Die Suche nach Grauen

■ Falk Richter inszeniert Harold Pinters Asche zu Asche auf Kampnagel, ein Stück über die Faszination von Gewalt in Vergangenheit und Gegenwart

Der Mangel an schlechten Erfahrungen kann übel sein. „Mir ist nie etwas passiert“, sinniert Rebecca. „Keinem meiner Freunde ist je etwas passiert. Ich habe nie gelitten.“Sie ist fasziniert von der Grausamkeit, die sie täglich um sich sieht – und sie leidet an dem Unvermögen, den Schrecken jemals nachvollziehen zu können. Denn Rebecca ist jung, und Erfahrungen aus zweiter Hand zählen nicht.

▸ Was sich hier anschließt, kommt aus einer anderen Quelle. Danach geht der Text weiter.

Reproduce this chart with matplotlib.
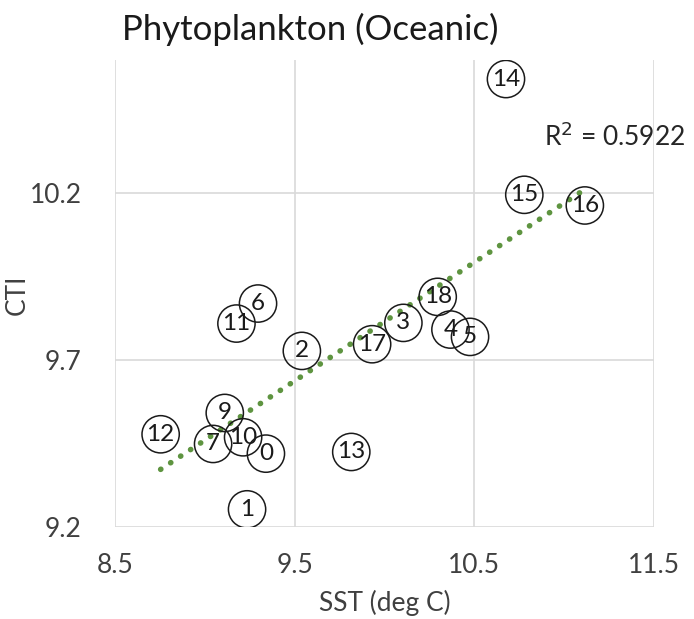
import numpy as np
import matplotlib
matplotlib.use('Agg')
import matplotlib.pyplot as plt

plt.rcParams['font.family'] = ['Lato', 'DejaVu Sans']

# station numbers with SST and CTI values
station = [0, 1, 2, 3, 4, 5, 6, 7, 9, 10, 11, 12, 13, 14, 15, 16, 17, 18]
sst = [9.34, 9.235, 9.54, 10.105, 10.367, 10.476, 9.296, 9.046, 9.111, 9.213,
       9.176, 8.754, 9.815, 10.676, 10.778, 11.115, 9.931, 10.296]
cti = [9.42, 9.253, 9.728, 9.812, 9.792, 9.770, 9.870, 9.449, 9.542, 9.469,
       9.810, 9.478, 9.425, 10.543, 10.196, 10.164, 9.748, 9.890]

x_ticks = [8.5, 9.5, 10.5, 11.5]
y_ticks = [9.2, 9.7, 10.2]
r2_label = "R$^2$ = 0.5922"

fig = plt.figure(figsize=(6.94, 6.19), dpi=100)
ax = fig.add_axes([0.1657, 0.1486, 0.7767, 0.7544])

# linear trendline over the data range
slope, intercept = np.polyfit(sst, cti, 1)
xs = np.array([min(sst), max(sst)])
ax.plot(xs, slope * xs + intercept, color='#5E9440', linewidth=4,
        linestyle=(0, (0.05, 2.1)), dash_capstyle='round', zorder=2)

# open circles with station numbers
ax.scatter(sst, cti, s=720, facecolors='none', edgecolors='#1a1a1a',
           linewidths=1.1, zorder=3)
for n, x, y in zip(station, sst, cti):
    ax.text(x, y, str(n), ha='center', va='center', fontsize=17.5,
            color='#1a1a1a', zorder=4)

ax.text(10.89, 10.37, r2_label, ha='left', va='center', fontsize=19,
        color='#262626')

ax.set_xlim(8.5, 11.5)
ax.set_ylim(9.2, 10.6)
ax.set_xticks(x_ticks)
ax.set_yticks(y_ticks)
ax.set_xticklabels([str(v) for v in x_ticks])
ax.set_yticklabels([str(v) for v in y_ticks])
ax.grid(True, color='#d9d9d9', linewidth=1.2)
ax.set_axisbelow(True)
for s in ax.spines.values():
    s.set_visible(False)
ax.tick_params(length=0, labelsize=19, labelcolor='#404040')
ax.tick_params(axis='y', pad=24)
ax.tick_params(axis='x', pad=19)

ax.set_xlabel('SST (deg C)', fontsize=19, color='#404040', labelpad=8)
ax.set_ylabel('CTI', fontsize=19, color='#404040')
ax.yaxis.set_label_coords(-0.158, 0.497)
fig.text(0.176, 0.952, 'Phytoplankton (Oceanic)', fontsize=25, color='#1a1a1a',
         ha='left', va='center')

fig.savefig('out.png', dpi=100)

Devlin bohrt sich trotzdem in ihre Vergangenheit hinein. Ein Mann spukt durch Rebeccas Gedächtnis. Ein Ex-Liebhaber, ein Sadist, dessen Beschreibung an einen KZ-Aufseher erinnert. Jemand, der am Bahnsteig einer Mutter das Baby aus dem Arm gerissen hat. In einer Großstadt irgendwo im immer noch saturierten Teil des Westens verwickelt Devlin Rebecca in ein Verhör über ihre frühere Beziehung, das bald außer Kontrolle gerät...

Eigentlich enthält Harold Pinters Stück Asche zu Asche keine Regieanweisungen, nur die Angabe, daß die beiden Personen etwa Mitte Vierzig sein sollen. Regisseur Falk Richter, der das umstrittene Werk in deutscher Erstaufführung auf die Kampnagel-Bühne bringt, setzt sich darüber hinweg und die Altersgrenze mit der 32jährigen Sylvana Krappatsch und dem 24jährigen Oliver Kraushaar radikal herab. Es ginge um die Generation, die mit faktischer Grausamkeit überfüttert sei, sagt Richter. Um Leute auf einer extremen Suche nach Bildern, nach einem emotionalen Verständnis von Greueltaten jenseits von leerem Betroffenheitsfrust. Diese müssen sich auf ihrer Suche nach dem Unbekannten mit hohlem Generation-X-Geschwafel herumprügeln: „Du hast das doch gar nicht miterlebt. Wie willst du da mitreden?“

Pinters Bogen zwischen privater und politischer, struktureller Gewalt ist nicht explizit auf den Nationalsozialismus bezogen, sondern auf die Funktionsweise totalitärer Staaten allgemein. Von der britischen Kritik wurde deshalb die Frage, ob sich der Dramatiker hier im Tenor vergriffen und unzulässige Parallelen zwischen Hitler-Deutschland und dem heutigen Großbritannien gezogen habe, durchaus kontrovers beurteilt.

Die deutsche Fassung müsse natürlich auf die Nazi-Zeit ausgerichtet sein, sagt Richter. Es sei aber kein Lehrstück für den Geschichtsunterricht, denn für Menschen unter 45 könne die Auseinandersetzung mit der Faszination, die beim Evozieren von brutalen Bildern entstehe, zu einem tieferen Geschichtsverständnis führen als das Lesen von Lehrbüchern.